The Kyrgyz mining sector, and the conflicts surrounding it, demonstrate a kind of market failure stemming from the negative externalities associated with the sector and Chinese investment. These externalities are mostly environmental and arise when “the actions of one economic agent make another economic agent worse or better off, yet the first agent neither bears the costs nor receives the benefits of doing so.” For example, a company seeks to reduce expenses and enhance profits by launching new initiatives that are environmentally hazardous.
Given this market failure, 23 anti-Chinese demonstrations out of 42 in the 2018-2020 period were caused by ecological concerns in Kyrgyzstan.
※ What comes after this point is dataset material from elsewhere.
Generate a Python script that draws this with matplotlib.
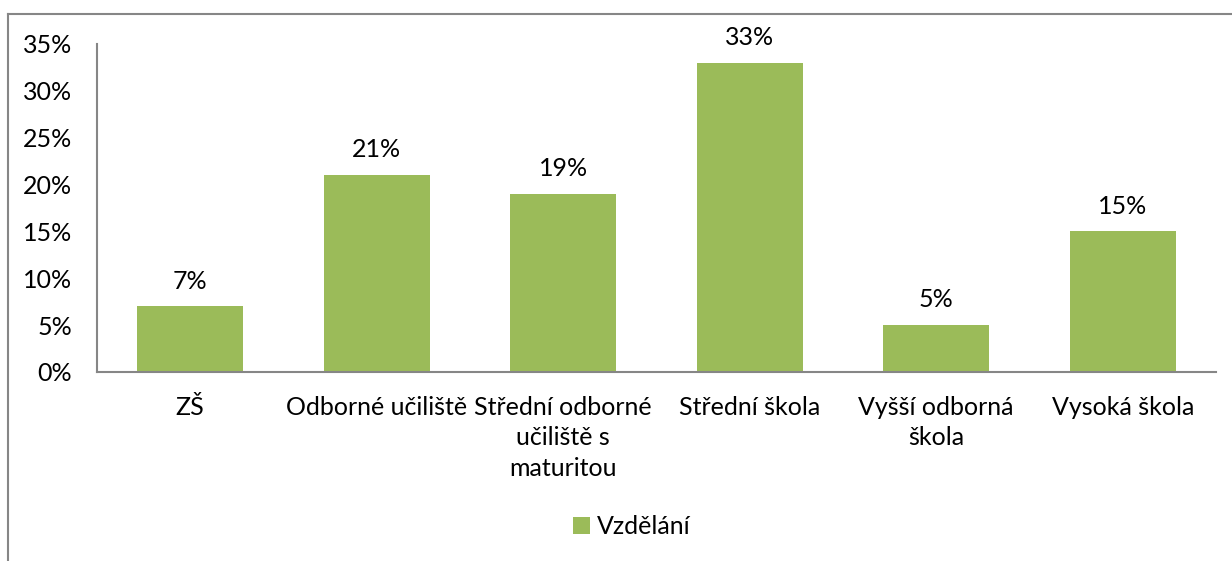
import matplotlib
matplotlib.use("Agg")
import matplotlib.pyplot as plt
from matplotlib.lines import Line2D
from matplotlib.ticker import FuncFormatter

categories = ["ZŠ", "Odborné učiliště", "Střední odborné\nučiliště s\nmaturitou",
              "Střední škola", "Vyšší odborná\nškola", "Vysoká škola"]
values = [7, 21, 19, 33, 5, 15]
series_name = "Vzdělání"
yticks = [0, 5, 10, 15, 20, 25, 30, 35]

plt.rcParams['font.family'] = ['Lato', 'DejaVu Sans']
bar_color = "#9BBB59"
grey = "#868686"
fs = 18

fig = plt.figure(figsize=(12.32, 5.61), dpi=100)
ax = fig.add_axes([0.0787, 0.3369, 0.9083, 0.5847])

x = range(len(categories))
bars = ax.bar(x, values, width=0.57, color=bar_color, label=series_name, zorder=2)
for xi, v in zip(x, values):
    ax.annotate(f"{v}%", (xi, v), xytext=(0, 10), textcoords="offset points",
                ha="center", va="bottom", fontsize=fs, color="black")

ax.set_xlim(-0.5, len(categories) - 0.5)
ax.set_ylim(0, 35)
ax.set_yticks(yticks)
ax.yaxis.set_major_formatter(FuncFormatter(lambda v, p: f"{int(v)}%"))
ax.set_xticks(list(x))
ax.set_xticklabels(categories, fontsize=fs, linespacing=1.4, va="top")
ax.tick_params(axis="y", length=0, pad=18, labelsize=fs)
ax.tick_params(axis="x", length=0, pad=17)

for s in ["top", "right"]:
    ax.spines[s].set_visible(False)
for s in ["left", "bottom"]:
    ax.spines[s].set_color(grey)
    ax.spines[s].set_linewidth(1.5)

leg = fig.legend(handles=[bars], labels=[series_name], loc="center",
                 bbox_to_anchor=(632 / 1232, 1 - 527 / 561), frameon=False,
                 fontsize=fs, handlelength=0.65, handleheight=0.65, handletextpad=0.3)

# outer chart border (left and top visible)
fig.add_artist(Line2D([8 / 1232, 8 / 1232], [0, 1 - 14 / 561], color=grey, lw=1.5,
                      transform=fig.transFigure))
fig.add_artist(Line2D([8 / 1232, 1], [1 - 14 / 561, 1 - 14 / 561], color=grey, lw=1.5,
                      transform=fig.transFigure))

fig.savefig("out.png", dpi=100)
Environmental repercussions of China’s extractive operations include degradation of water, land, and various kinds of pollution. Parts of Kyrgyzstan have been blanketed in thick smog during the summer season for several years now. Bishkek, the capital of Kyrgyzstan, topped the list of the dirtiest cities in the world for a period at the end of 2020. And the Chinese imprint extends beyond Bishkek, as Nargiza Muratalieva wrote recently for CABAR, “the ecological footprint with a Chinese context is present not only in the capital of Kyrgyzstan, but also in other regions of the country”. Growing concern among locals about environmental issues is a powerful mobilizing element in the country, leading to an increase in conflict with Chinese miners. The Kyrgyz government, together with Chinese mining companies, need to corporate closely in order to mitigate and cope with current ecological issues and avoid further violent conflicts between locals and mining enterprises.
China, as a leading investor in Kyrgyzstan, directs most of its FDI to the mining sector. The Chinese capitalization of Kyrgyzstan’s natural resources has led to many conflicts and demonstrations since 2012, mainly driven by the growing degradation and pollution of the environment. It will be important for the Kyrgyz government and their Chinese partners to understand and address local concerns, with green development initiatives presenting a possible avenue for cooperation.